Chinese exporters have not been repatriating their foreign earnings either, deterred by weak demand and falling asset prices at home. In 2023 and 2024 alone, China generated an almost $2 trillion trade surplus. Did a sizable chunk of that money simply sit in dollar savings accounts, perhaps in Hong Kong?
Unfortunately, these naked positions are not captured by macro data on foreign direct investments or portfolio flows, which an academic like Miran might look at. They might be “extremely large,” to the order of $2.5 trillion, Eurizon SLJ Capital wrote in a recent note.
This is why Miran’s overt dollar overvaluation talk is so dangerous. Asian companies are wary that exchange rates will be one of the key pillars in their governments’ trade negotiations with the White House. They are also aware that the greenback has gotten expensive. Any rumor of, say, Seoul agreeing to strengthen the won, or a few Taiwanese exporters heading for the exit will reverberate across the region. Last week, Hong Kong’s 1-month Hibor halved to just 1.94%, as the city’s de facto central bank purchased the US dollar to defend its peg. These are historical moves.

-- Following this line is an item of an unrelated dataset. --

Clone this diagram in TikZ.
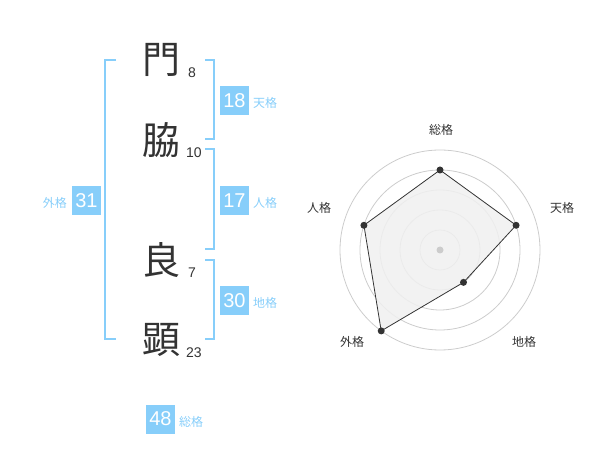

Long-time market participants worry that Miran, who received his PhD in economics from Harvard in 2010, is out of his depth. While he has identified a big problem, his controversial solutions, such as using tariffs as sticks to force trading partners to jointly devalue the dollar, and a large-scale Treasuries debt swap into ultra long bonds to ensure the greenback’s orderly depreciation, may not work at all. Asian exporters may be a rude awakening for the academic.